Separately, Kimley-Horn talked about improving the bus shelters. Separately, the Town is talking publicly about a parking garage at Patrick Henry library. Separately, the Town appears on track to OK a mixed-used building across from the Post Office, in which they will purchase parking. Separately, the Town has until 1/1/2020 to pass ordinances regulating rental electric scooters, bikes, and ebikes.
Now take those separate pieces, and put together a concept for a system.
Currently, individuals drive to each of their individual destinations on Maple. Even where merchants are within walking distance, many people consider it improper to park on a merchant’s lot, shop there, then walk to an adjacent merchant, and shop there.

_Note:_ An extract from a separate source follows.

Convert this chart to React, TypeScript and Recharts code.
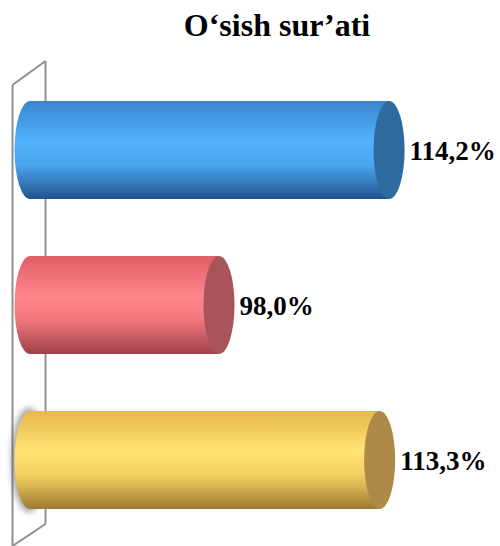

Consider a system where individuals are encouraged to park at one of two central garages (or, on weekends, public lots) and take a frequently-running circulator bus to reach their individual retail or other destinations. Include an Uber/Lyft dedicated area in each garage. Include bike/scooter racks at each garage. Require the vendors licensed by Vienna to rent such devices to keep those racks stocked. Simultaneously, add bike/scooter parking at the Circulator bus stops, to encourage people to get to Maple by any non-car means, then use the bus. Again, require the Vienna-licensed rental providers to keep these racks stocked. Identify potential sources of users beyond retail, such as schools, churches, or other. On weekdays, the afternoon circulator route might include near-Maple schools to serve students doing extracurricular activities. On weekends, it might include near-Maple parks. Advertise linkages with Fairfax Connector to Tyson’s Corner and Metro. Promote use of the system by some tangible means. E.g., on Saturdays, the circulator bus might offer X% off coupons to riders, good on that day only at participating merchants (e.g., at merchants whose parking situation is very tight.)
All of that is aimed at getting cars off Maple. No clue whether any of that would work. But that’s the kind of thing I thought was missing.